ŞANLIURFA’DA ACI TELAŞ
Şanlıurfa yemeklerinin vazgeçilmez baharatları arasında yer alan isotta acı telaş başladı.
Tarladan sofraya kadar birçok zahmetli aşamadan geçen isot, kavurucu sıcakta üreticisinin ellerinde tat buluyor.
Tadı, rengi ve kokusuyla Şanlıurfa yemeklerinin vazgeçilmezi olan isotta acı telaş başladı. Baharda ekilerek Temmuz sonu ile Ağustos başında hasadı yapılan biberler, birçok zahmetli aşamadan geçilerek isot haline getiriliyor. Sıcağın etkisiyle kırmızıya dönen biberler, çiftçiler tarafından tarladan toplanıyor. Kadınlar tarafından tohumları ayıklanan biberler, daha sonra belirlenen alanlarda serilip güneşte kurutuluyor.
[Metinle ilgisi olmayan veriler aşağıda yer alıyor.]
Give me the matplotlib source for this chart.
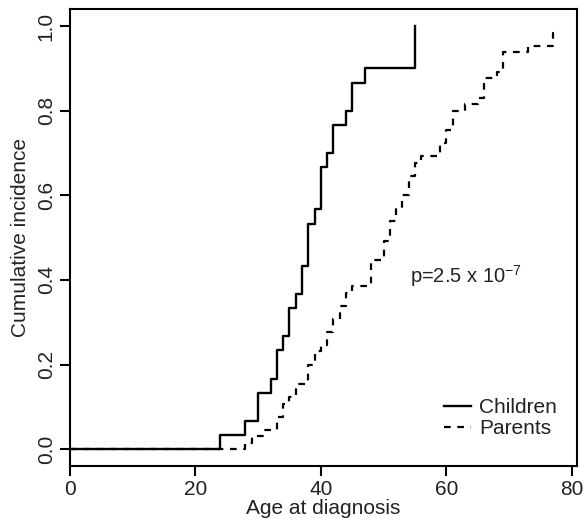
import numpy as np
import matplotlib
matplotlib.use("Agg")
import matplotlib.pyplot as plt

plt.rcParams['font.family'] = ['Liberation Sans', 'DejaVu Sans']

# cumulative number diagnosed by age
child_age = [24, 28, 30, 32, 33, 34, 35, 36, 37, 38, 39, 40, 41, 42, 44, 45, 47, 55]
child_count = [1, 2, 4, 5, 7, 8, 10, 11, 13, 16, 17, 20, 21, 23, 24, 26, 27, 30]
n_children = 30

parent_age = [28, 29, 31, 33, 34, 35, 36, 38, 39, 40, 41, 42, 43, 44, 45, 48, 50,
              51, 52, 53, 54, 55, 56, 59, 60, 61, 63, 65, 66, 68, 69, 73, 77]
parent_count = [1, 2, 3, 5, 7, 8, 10, 13, 15, 16, 18, 20, 22, 24, 25, 29, 32,
                35, 37, 39, 42, 44, 45, 47, 49, 52, 53, 54, 57, 58, 61, 62, 64]
n_parents = 65
parent_last_age = 78

p_text = r"p=2.5 x 10$^{\mathregular{-7}}$"

cx = [0] + child_age
cy = [0] + [c / n_children for c in child_count]
px = [0] + parent_age + [parent_last_age]
py = [0] + [c / n_parents for c in parent_count]
py = py + [py[-1]]

fs = 15
fig = plt.figure(figsize=(5.86, 5.24), dpi=100)
ax = fig.add_axes([0.1188, 0.1107, 0.8658, 0.8716])

ax.plot(px, py, drawstyle='steps-post', color='black', lw=1.6,
        linestyle=(0, (3.0, 3.0)), label='Parents')
ax.plot(cx, cy, drawstyle='steps-post', color='black', lw=1.7, label='Children')

ax.set_xlim(0, 80.8)
ax.set_ylim(-0.04, 1.04)
ax.set_xticks([0, 20, 40, 60, 80])
ax.set_yticks([0, 0.2, 0.4, 0.6, 0.8, 1.0])
ax.set_yticklabels(['0.0', '0.2', '0.4', '0.6', '0.8', '1.0'], rotation=90, va='center')
ax.tick_params(direction='out', length=7, width=1.5, labelsize=fs, pad=3, color='black',
               labelcolor='#222222')
for s in ax.spines.values():
    s.set_linewidth(1.5)

ax.set_xlabel('Age at diagnosis', fontsize=fs, labelpad=0, color='#222222')
ax.set_ylabel('Cumulative incidence', fontsize=fs, labelpad=5, color='#222222')

ax.text(54.2, 0.41, p_text, fontsize=14.5, va='center', ha='left', color='#222222')

h, l = ax.get_legend_handles_labels()
ax.legend(h[::-1], l[::-1], loc='lower right', bbox_to_anchor=(0.998, 0.02),
          frameon=False, fontsize=fs, handlelength=1.3, handletextpad=0.4,
          labelspacing=0.1, labelcolor='#222222')

fig.savefig('out.png', dpi=100)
Birkaç gün içinde kuruyan isotlar, tırmık yardımıyla toplanıp makineye vuruşuyor. Tuz ve zeytinyağı ile tatlandırılan isot sofralardaki yerin, alıyor.
İsotun maliyeti ve fiyatında yükselme olduğunu söyleyen üretici Ahmet Polat, “İsot sergimiz Şanlıurfa’nın Haliliye ilçesine bağlı Ulubatlı Mahallesi’nde bir yer almaktadır. Genelde işçi arkadaşlarımızın çoluk çocuğuna yakın olan bir yerlerde kuruyoruz. 2021 yılının isot hasadı başladı. Bu yıl isot fiyatlarımız çok yüksek ve isot işlenmesi için belediyemizden bizlere bir yer verilmesini istiyoruz. Şu an yer sıkıntısı çekiyoruz. Bu yıl fiyatlarda yüksek, bütün masraflar ikiye, üçe katlandı. Dışarıya ihracatımız olmadığından dolayı biber fiyatlarımız her yıl yerinde sayıyor. Biz de yetkililerden yardım bekliyoruz. Geçen yıl bu bizim çalıştığımız biber 2 lira 30 kuruştu. Üç lira ile 3 buçuk arası olacak. Fiyatlar belli olana kadar çiftçilerden emanet olarak getiriyoruz. Şu anda isotlar elle çöpleri temizlendikten sonra makinalarda parçalanıp tarlalara seriliyor. Bir süre kurutulduktan sonra vatandaşların hizmetine sunuluyor” dedi.
YAKLAŞIK 50 DERECE ALTINDA ÇALIŞIYOR
Yaklaşık 50 derece sıcakta ve acı içerisinde çalıştıklarını belirten Bilal Pınar, “Günlük ortalama 100 liraya çalışıyorum. Yaklaşık 45 ile 50 derece sıcağın altında çalışmak zordur ama mecbur, ekmek parası için çalışıyorum. Buradaki görevim biber çekmek, tarlaya sermek, kuruyanlarla ilgilenmek, daha sonra çadırları topluyorum. Parası az olsa da idare ediyoruz. Mecbur ekmek parası” diye konuştu.